White House Blasts Budget Amendment But Adminstration Says It Faces Uphill Fight To Defeat Proposal

Associated Press

Conceding an uphill fight, the Clinton administration opened its 1997 campaign to derail a balanced budget amendment while supporters used a bagful of bills and a debt clock to make their points.

Treasury Secretary Robert Rubin warned the Senate Judiciary Committee on Friday that putting a balanced budget requirement into the Constitution would subject the country to unacceptable risks by making it impossible for the government to respond quickly when the economy begins to weaken.

Rubin said the current system cushions the shock of downturns by allowing government spending to increase automatically for such things as unemployment compensation and welfare benefits, even though that results in a higher deficit during periods of economic weakness.

If a constitutional amendment had been in effect during the last recession from 1990-91, Rubin said the unemployment rate would have hit 9 percent instead of 7.7 percent, a loss of more than 1 million more jobs.

But Sen. Orrin Hatch, R-Utah and chairman of the committee, said Congress had been unable since 1969 to produce a single balanced budget and would go on doing so without the constitutional requirement to do so.

Pointing to a red digital clock ticking off changes in the $5.3 trillion national debt, Hatch said, “Every three seconds the debt increases by more than $13,000. This translates into more than $268,000 every minute, more than $16 million every hour and more than $386 million every day.”
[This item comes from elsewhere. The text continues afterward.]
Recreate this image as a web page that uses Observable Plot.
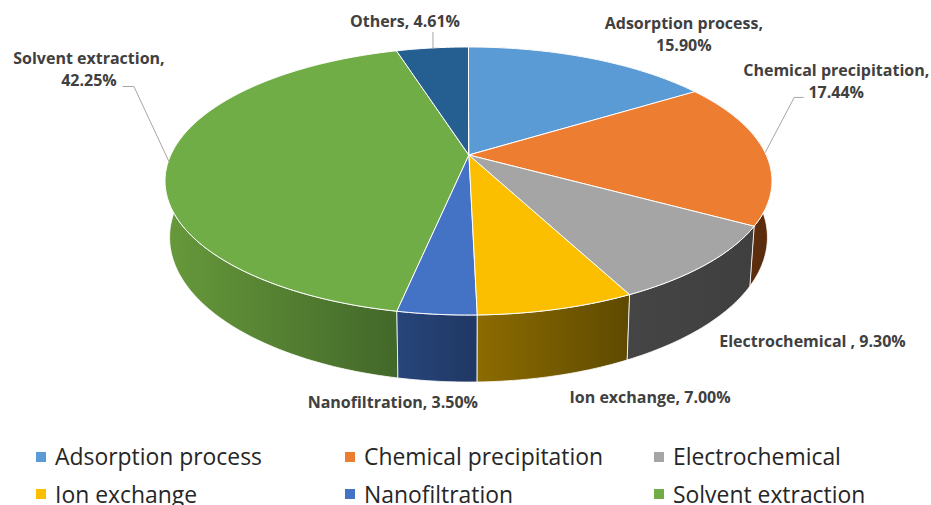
<!DOCTYPE html>
<html>
<head>
<meta charset="utf-8">
<script src="https://cdn.jsdelivr.net/npm/d3@7"></script>
<script src="https://cdn.jsdelivr.net/npm/@observablehq/plot@0.6"></script>
<style>
  html, body { margin: 0; padding: 0; background: #fff; overflow: hidden; height: 505px; }
  #legend { display: grid; grid-template-columns: repeat(3, 309px); margin-left: 36px; margin-top: 3px;
            font: 22.9px "Open Sans", sans-serif; color: #262626; }
  .item { display: flex; align-items: center; height: 37.5px; white-space: nowrap; }
  .swatch { width: 10px; height: 10px; margin-right: 9px; flex: none; }
</style>
</head>
<body>
<div id="chart"></div>
<div id="legend"></div>
<script>
// Share of each recovery method, in percent, clockwise from twelve o'clock.
const methods = ["Adsorption process", "Chemical precipitation", "Electrochemical", "Ion exchange", "Nanofiltration", "Solvent extraction", "Others"];
const shares = [15.90, 17.44, 9.30, 7.00, 3.50, 42.25, 4.61];
const labelTexts = ["Adsorption process,\n15.90%", "Chemical precipitation,\n17.44%", "Electrochemical , 9.30%", "Ion exchange, 7.00%", "Nanofiltration, 3.50%", "Solvent extraction,\n42.25%", "Others, 4.61%"];

// Styling kept apart from the values.
const topColors = ["#5b9bd5", "#ed7d31", "#a5a5a5", "#fcbf00", "#4472c4", "#70ad47", "#255e91"];
const wallStops = [["#37607f", "#2f5070"], ["#633210", "#5a2c0e"], ["#454545", "#3f3f3f"], ["#8c6b00", "#5e4a00"], ["#27457a", "#203864"], ["#67993b", "#426829"], ["#163a5a", "#163a5a"]];

// Label placement, relative to the rim point at the middle of each slice.
const labelOffsets = [[93, -26], [71, -72], [106, 75], [93, 86], [-44, 86], [-80, -94], [-28, -28]];
const leaderBends = [[], [[29, -55], [38, -55]], [], [], [], [[-35, -75], [-46, -75]], [[0, -16]]];

const W = 931, H = 435;

// Perspective view of the tilted disc: far side shrinks, near side grows.
const cx = 468.5, apexY = 155, radiusX = 297.7, radiusY = 98.9, tilt = 0.194;
function rim(deg) {
  const a = deg * Math.PI / 180, w = 1 + tilt * Math.cos(a);
  return { x: cx + radiusX * Math.sin(a) / w, y: (apexY - radiusY * Math.cos(a)) / w };
}
// Lower edge of the disc's wall for the same angle.
function lower(p) {
  return { x: cx + (p.x - cx) * 0.985, y: p.y + 60 + (p.y - 227) * 0.08 };
}

let running = 0;
const slices = methods.map((name, i) => {
  const start = running * 3.6;
  running += shares[i];
  const end = running * 3.6;
  const steps = Math.max(8, Math.ceil(end - start));
  const pts = d3.range(steps + 1).map(k => {
    const p = rim(start + (end - start) * k / steps);
    const q = lower(p);
    return { name, x: p.x, y: p.y, xLow: q.x, yLow: q.y, xApex: cx, yApex: apexY };
  });
  return { name, i, start, end, mid: rim((start + end) / 2), pts };
});

const gradientDefs = () => {
  const defs = d3.create("svg:defs");
  wallStops.forEach((stops, i) => {
    const g = defs.append("linearGradient").attr("id", `wall${i}`);
    g.append("stop").attr("offset", "0%").attr("stop-color", stops[0]);
    g.append("stop").attr("offset", "100%").attr("stop-color", stops[1]);
  });
  return defs.node();
};

const labels = slices.map(s => ({
  text: labelTexts[s.i],
  x: s.mid.x + labelOffsets[s.i][0],
  y: s.mid.y + labelOffsets[s.i][1]
}));
const leaders = slices.filter(s => leaderBends[s.i].length).map(s => [
  { x: s.mid.x, y: s.mid.y, name: s.name },
  ...leaderBends[s.i].map(([dx, dy]) => ({ x: s.mid.x + dx, y: s.mid.y + dy, name: s.name }))
]).flat();

const wallOrder = [6, 0, 1, 2, 3, 4, 5];

const chart = Plot.plot({
  width: W, height: H,
  margin: 0,
  style: { background: "transparent" },
  x: { domain: [0, W], range: [0, W], axis: null },
  y: { domain: [0, H], range: [0, H], axis: null },
  marks: [
    gradientDefs,
    // Side walls, drawn first so the top faces cover the far part.
    ...wallOrder.map(i => Plot.area(slices[i].pts, {
      x1: "x", y1: "y", x2: "xLow", y2: "yLow",
      fill: `url(#wall${i})`, stroke: "#fff", strokeWidth: 0.8, curve: "linear"
    })),
    // Top faces: each slice fans from its rim to the apex.
    ...slices.map(s => Plot.area(s.pts, {
      x1: "x", y1: "y", x2: "xApex", y2: "yApex",
      fill: topColors[s.i], stroke: "#fff", strokeWidth: 1, curve: "linear"
    })),
    Plot.line(leaders, { x: "x", y: "y", z: "name", stroke: "#a6a6a6", strokeWidth: 1 }),
    Plot.text(labels, {
      x: "x", y: "y", text: "text",
      fontFamily: "'Open Sans', sans-serif", fontWeight: 700, fontSize: 16,
      lineHeight: 1.375, fill: "#404040", textAnchor: "middle"
    })
  ]
});
document.getElementById("chart").appendChild(chart);
chart.style.display = "block";

// Legend rows under the chart; the last entry falls below the fold.
const legend = d3.select("#legend");
methods.slice(0, 6).forEach((name, i) => {
  const item = legend.append("div").attr("class", "item");
  item.append("span").attr("class", "swatch").style("background", topColors[i]);
  item.append("span").text(name);
});
</script>
</body>
</html>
To demonstrate what $13,000 looked like, Hatch dumped that amount in front of the committee table.

Rubin told the committee that President Clinton and Congress had come very close to agreement on a plan to balance the budget by 2002 last year and should work toward that goal this year, rather than wasting time discussing the amendment.

“Politically, historically and economically, the forces are in place to balance the budget. We are not far apart,” Rubin said.

Rubin’s testimony marked the administration’s opening salvo in a campaign to defeat the constitutional amendment, but he acknowledged to reporters afterwards that the administration faced an uphill fight.

“Having said it is uphill, I believe the outcome is still uncertain and we are going to do everything we can to prevent the adoption,” he said.